Can someone please explain to me how this is not the same kind of profiling that is so odious and unacceptable when Republicans propose it?

Or let me put it this way: shouldn’t facts 2 through 4 be equally alarming regardless of what the passenger’s name is? So when you say that the fact that he has a Muslim name is in itself a suspicious circumstance, is that not the very definition of profiling?

Comments

  1. Glen says:

    “Shouldn’t facts 2 through 4 be equally alarming regardless of what the passenger’s name is? ”
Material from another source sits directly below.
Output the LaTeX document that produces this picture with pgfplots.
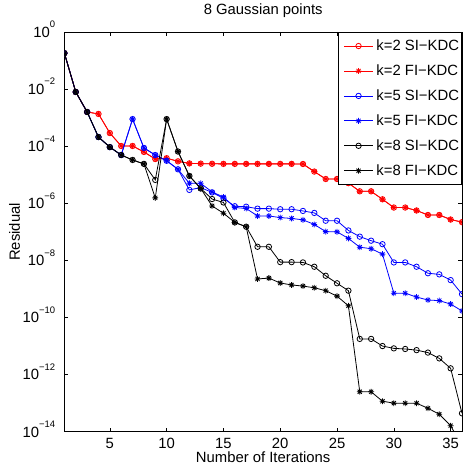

    I must admit, I don’t actually find any of those facts alarming:

    1) The One-way ticket:

    As a relatively frequent traveler, with a very volatile schedule, I often find myself flying one-way journeys, often at relatively short notice (although when the cost of such a ticket is too high, I have bought roundtrip tickets, of which I only use the outbound portion). Although there are several immigration-based arguments for why one-way itineraries are suspect, I never really did understand the security-obsession with such practices. Anyway, if a return ticket (and its inherent cost savings) is all it takes to avoid suspicion, then travel on one-way tickets remains a fairly stupid criterion for security profiling.

    2) The Cash Payment:

    As Visa & Mastercard charge 3% foreign transaction fees for purchases, I often use airport ATMs to withdraw cash to pay for tickets, as bank-cards charge much lower forex rates. But leaving that angle aside for a moment, the existence of foreign exchange booths in every international airport suggests that cash is a perfectly legitimate and common form of payment. While most air tickets are purchased with plastic, many are not, especially in places were only convertible currencies (USD/GBP/EUR/etc) are accepted for such transactions. Again, if the price of avoiding scrutiny is the use of a pre-paid Mastercard (or even someone else’s stolen creditcard), that’s fairly easy to do, and as such, renders this criterion also quite weak a marker of legitimate suspicion.

    3) The lack of luggage:

    With all the fees charged for checking luggage, and the ever growing size of rollerboard suitcases, more and more passengers are abstaining from checking bags. In any case, again, if putting a suitcase full of anything is all it takes to appear like an upstanding passenger, well, here again we have another perfectly lame criterion for setting off the proverbial alarm bells.

    While I agree totally with your assessment of Marshall’s tacit acceptance of gross racism, I’d go even further, and suggest that the whole discussion is devoid of any rigor whatsoever, other than, perhaps, a rigorous failure to think before writing.

  2. sarabeth says:

    It’s all very well to say that terrorists could and should avoid traveling without luggage on one-way tickets paid for with cash. But the fact remains that, over and over again, terrorists seem to do precisely this. Therefore, it’s wise to regard this combination of circumstances with suspicion. At the every least, extra screening is called for.

    Also:
    a) Most people don’t exactly buy their tickets at the airport (like you seem to be arguing in point 2). In any case, the issue is people buying tickets in the countries where they live, not after reaching some foreign destination.
    b) The issue of fees for checking baggage doesn’t arise for international travel (which is what is relevant in the case of Captain Crotchfire).